-------- Data excerpt --------

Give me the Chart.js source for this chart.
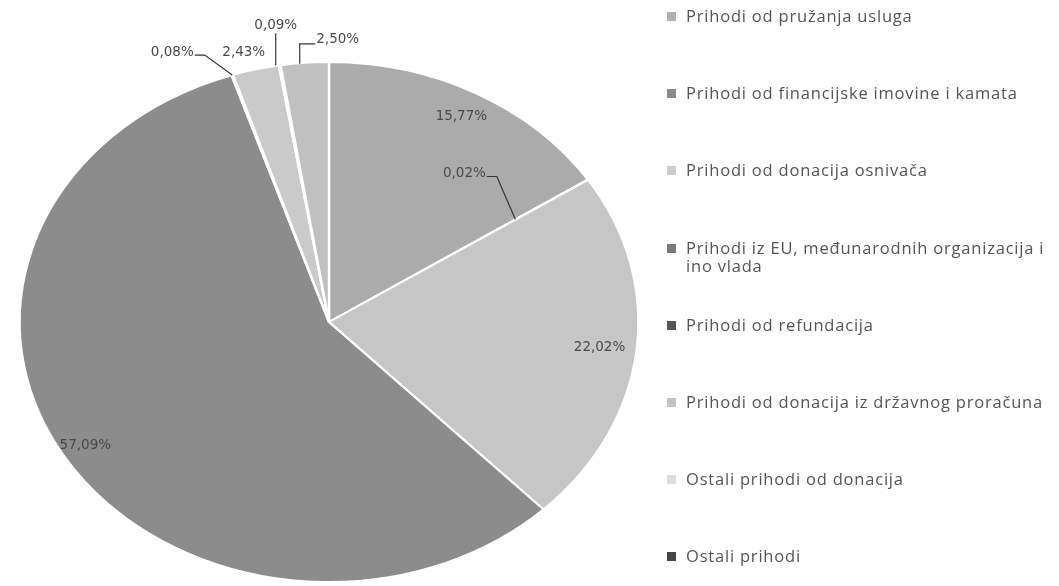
<!DOCTYPE html>
<html>
<head>
<meta charset="utf-8">
<script src="https://cdn.jsdelivr.net/npm/chart.js@4/dist/chart.umd.min.js"></script>
<style>
  body { margin: 0; background: #fff; }
  #wrap { position: relative; width: 1059px; height: 586px; }
  #legend {
    position: absolute; left: 665px; top: 7px; width: 394px;
    font-family: 'Open Sans', sans-serif; font-size: 16.5px; color: #555;
    letter-spacing: 0.8px;
  }
  .item { height: 77.2px; display: flex; align-items: flex-start; }
  .box { width: 9px; height: 9px; margin: 5px 10px 0 2px; flex: none; }
  .txt { white-space: pre; line-height: 18px; }
</style>
</head>
<body>
<div id="wrap">
  <canvas id="myChart" width="1059" height="586"></canvas>
  <div id="legend"></div>
</div>
<script>
'use strict';

// Categories
const labels = [
  'Prihodi od pružanja usluga',
  'Prihodi od financijske imovine i kamata',
  'Prihodi od donacija osnivača',
  'Prihodi iz EU, međunarodnih organizacija i\nino vlada',
  'Prihodi od refundacija',
  'Prihodi od donacija iz državnog proračuna',
  'Ostali prihodi od donacija',
  'Ostali prihodi'
];

// Shares in percent
const shares = [15.77, 0.02, 22.02, 57.09, 0.08, 2.43, 0.09, 2.50];

// Slice and legend colours
const sliceColors = ['#ababab', '#8e8e8e', '#c6c6c6', '#8c8c8c', '#6e6e6e', '#cacaca', '#ececec', '#c0c0c0'];
const legendColors = ['#b0b0b0', '#8a8a8a', '#cccccc', '#7a7a7a', '#555555', '#c4c4c4', '#dddddd', '#444444'];

// how each percentage label sits: inside at a radius fraction, or outside with a leader
const labelPlace = [
  { r: 0.9 },
  { r: 0.72, dx: -51, dy: -46, leader: 'right' },
  { r: 0.88 },
  { r: 0.92 },
  { r: 1, dx: -60, dy: -23, leader: 'right' },
  { r: 1, dx: -12, dy: -17 },
  { r: 1, dx: -4, dy: -40, leader: 'below' },
  { r: 1, dx: 33, dy: -23, leader: 'left' }
];

const stretchX = 1.19;

// legend
const legendEl = document.getElementById('legend');
for (let i = 0; i < labels.length; i++) {
  const item = document.createElement('div');
  item.className = 'item';
  const box = document.createElement('span');
  box.className = 'box';
  box.style.background = legendColors[i];
  const txt = document.createElement('span');
  txt.className = 'txt';
  txt.textContent = labels[i];
  item.appendChild(box);
  item.appendChild(txt);
  legendEl.appendChild(item);
}

// stretch the pie into the ellipse of the scan
const stretchPlugin = {
  id: 'stretch',
  beforeDatasetsDraw(chart) {
    const arc = chart.getDatasetMeta(0).data[0];
    const ctx = chart.ctx;
    ctx.save();
    ctx.translate(arc.x, arc.y);
    ctx.scale(stretchX, 1);
    ctx.translate(-arc.x, -arc.y);
  },
  afterDatasetsDraw(chart) {
    chart.ctx.restore();
  }
};

function pointAt(arc, angle, r) {
  return {
    x: arc.x + Math.cos(angle) * r * arc.outerRadius * stretchX,
    y: arc.y + Math.sin(angle) * r * arc.outerRadius
  };
}

// percentage labels with leader lines
const labelPlugin = {
  id: 'pctLabels',
  afterDraw(chart) {
    const ctx = chart.ctx;
    const arcs = chart.getDatasetMeta(0).data;
    ctx.save();
    ctx.font = '13.5px "DejaVu Sans", sans-serif';
    ctx.fillStyle = '#4a4a4a';
    ctx.strokeStyle = '#333';
    ctx.lineWidth = 1.2;
    ctx.textAlign = 'center';
    ctx.textBaseline = 'middle';
    for (let i = 0; i < arcs.length; i++) {
      const arc = arcs[i];
      const p = labelPlace[i];
      const mid = (arc.startAngle + arc.endAngle) / 2;
      const a = pointAt(arc, mid, p.r);
      const txt = shares[i].toFixed(2).replace('.', ',') + '%';
      const lx = a.x + (p.dx || 0);
      const ly = a.y + (p.dy || 0);
      const w = ctx.measureText(txt).width;
      if (p.leader === 'right') {
        ctx.beginPath();
        ctx.moveTo(lx + w / 2 + 1, ly + 3);
        ctx.lineTo(lx + w / 2 + 11, ly + 3);
        ctx.lineTo(a.x, a.y);
        ctx.stroke();
      } else if (p.leader === 'below') {
        ctx.beginPath();
        ctx.moveTo(lx, ly + 8);
        ctx.lineTo(lx, a.y);
        ctx.stroke();
      } else if (p.leader === 'left') {
        ctx.beginPath();
        ctx.moveTo(lx - w / 2 - 1, ly + 4);
        ctx.lineTo(a.x - 5, ly + 4);
        ctx.lineTo(a.x - 5, a.y + 1);
        ctx.stroke();
      }
      ctx.fillText(txt, lx, ly);
    }
    ctx.restore();
  }
};

const ctx = document.getElementById('myChart').getContext('2d');
const chart = new Chart(ctx, {
  type: 'pie',
  data: {
    labels: labels,
    datasets: [{
      data: shares,
      backgroundColor: sliceColors,
      borderColor: '#ffffff',
      borderWidth: 2
    }]
  },
  options: {
    responsive: false,
    animation: false,
    layout: { padding: { left: 68, right: 469, top: 61, bottom: 3 } },
    plugins: {
      legend: { display: false },
      tooltip: { enabled: false }
    }
  },
  plugins: [stretchPlugin, labelPlugin]
});
</script>
</body>
</html>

--------

• [What you will do]:
Print each line of the material above exactly, with the pictures removed from your copy.

• [The solution]:
Give me the Chart.js source for this chart.
<!DOCTYPE html>
<html>
<head>
<meta charset="utf-8">
<script src="https://cdn.jsdelivr.net/npm/chart.js@4/dist/chart.umd.min.js"></script>
<style>
  body { margin: 0; background: #fff; }
  #wrap { position: relative; width: 1059px; height: 586px; }
  #legend {
    position: absolute; left: 665px; top: 7px; width: 394px;
    font-family: 'Open Sans', sans-serif; font-size: 16.5px; color: #555;
    letter-spacing: 0.8px;
  }
  .item { height: 77.2px; display: flex; align-items: flex-start; }
  .box { width: 9px; height: 9px; margin: 5px 10px 0 2px; flex: none; }
  .txt { white-space: pre; line-height: 18px; }
</style>
</head>
<body>
<div id="wrap">
  <canvas id="myChart" width="1059" height="586"></canvas>
  <div id="legend"></div>
</div>
<script>
'use strict';

// Categories
const labels = [
  'Prihodi od pružanja usluga',
  'Prihodi od financijske imovine i kamata',
  'Prihodi od donacija osnivača',
  'Prihodi iz EU, međunarodnih organizacija i\nino vlada',
  'Prihodi od refundacija',
  'Prihodi od donacija iz državnog proračuna',
  'Ostali prihodi od donacija',
  'Ostali prihodi'
];

// Shares in percent
const shares = [15.77, 0.02, 22.02, 57.09, 0.08, 2.43, 0.09, 2.50];

// Slice and legend colours
const sliceColors = ['#ababab', '#8e8e8e', '#c6c6c6', '#8c8c8c', '#6e6e6e', '#cacaca', '#ececec', '#c0c0c0'];
const legendColors = ['#b0b0b0', '#8a8a8a', '#cccccc', '#7a7a7a', '#555555', '#c4c4c4', '#dddddd', '#444444'];

// how each percentage label sits: inside at a radius fraction, or outside with a leader
const labelPlace = [
  { r: 0.9 },
  { r: 0.72, dx: -51, dy: -46, leader: 'right' },
  { r: 0.88 },
  { r: 0.92 },
  { r: 1, dx: -60, dy: -23, leader: 'right' },
  { r: 1, dx: -12, dy: -17 },
  { r: 1, dx: -4, dy: -40, leader: 'below' },
  { r: 1, dx: 33, dy: -23, leader: 'left' }
];

const stretchX = 1.19;

// legend
const legendEl = document.getElementById('legend');
for (let i = 0; i < labels.length; i++) {
  const item = document.createElement('div');
  item.className = 'item';
  const box = document.createElement('span');
  box.className = 'box';
  box.style.background = legendColors[i];
  const txt = document.createElement('span');
  txt.className = 'txt';
  txt.textContent = labels[i];
  item.appendChild(box);
  item.appendChild(txt);
  legendEl.appendChild(item);
}

// stretch the pie into the ellipse of the scan
const stretchPlugin = {
  id: 'stretch',
  beforeDatasetsDraw(chart) {
    const arc = chart.getDatasetMeta(0).data[0];
    const ctx = chart.ctx;
    ctx.save();
    ctx.translate(arc.x, arc.y);
    ctx.scale(stretchX, 1);
    ctx.translate(-arc.x, -arc.y);
  },
  afterDatasetsDraw(chart) {
    chart.ctx.restore();
  }
};

function pointAt(arc, angle, r) {
  return {
    x: arc.x + Math.cos(angle) * r * arc.outerRadius * stretchX,
    y: arc.y + Math.sin(angle) * r * arc.outerRadius
  };
}

// percentage labels with leader lines
const labelPlugin = {
  id: 'pctLabels',
  afterDraw(chart) {
    const ctx = chart.ctx;
    const arcs = chart.getDatasetMeta(0).data;
    ctx.save();
    ctx.font = '13.5px "DejaVu Sans", sans-serif';
    ctx.fillStyle = '#4a4a4a';
    ctx.strokeStyle = '#333';
    ctx.lineWidth = 1.2;
    ctx.textAlign = 'center';
    ctx.textBaseline = 'middle';
    for (let i = 0; i < arcs.length; i++) {
      const arc = arcs[i];
      const p = labelPlace[i];
      const mid = (arc.startAngle + arc.endAngle) / 2;
      const a = pointAt(arc, mid, p.r);
      const txt = shares[i].toFixed(2).replace('.', ',') + '%';
      const lx = a.x + (p.dx || 0);
      const ly = a.y + (p.dy || 0);
      const w = ctx.measureText(txt).width;
      if (p.leader === 'right') {
        ctx.beginPath();
        ctx.moveTo(lx + w / 2 + 1, ly + 3);
        ctx.lineTo(lx + w / 2 + 11, ly + 3);
        ctx.lineTo(a.x, a.y);
        ctx.stroke();
      } else if (p.leader === 'below') {
        ctx.beginPath();
        ctx.moveTo(lx, ly + 8);
        ctx.lineTo(lx, a.y);
        ctx.stroke();
      } else if (p.leader === 'left') {
        ctx.beginPath();
        ctx.moveTo(lx - w / 2 - 1, ly + 4);
        ctx.lineTo(a.x - 5, ly + 4);
        ctx.lineTo(a.x - 5, a.y + 1);
        ctx.stroke();
      }
      ctx.fillText(txt, lx, ly);
    }
    ctx.restore();
  }
};

const ctx = document.getElementById('myChart').getContext('2d');
const chart = new Chart(ctx, {
  type: 'pie',
  data: {
    labels: labels,
    datasets: [{
      data: shares,
      backgroundColor: sliceColors,
      borderColor: '#ffffff',
      borderWidth: 2
    }]
  },
  options: {
    responsive: false,
    animation: false,
    layout: { padding: { left: 68, right: 469, top: 61, bottom: 3 } },
    plugins: {
      legend: { display: false },
      tooltip: { enabled: false }
    }
  },
  plugins: [stretchPlugin, labelPlugin]
});
</script>
</body>
</html>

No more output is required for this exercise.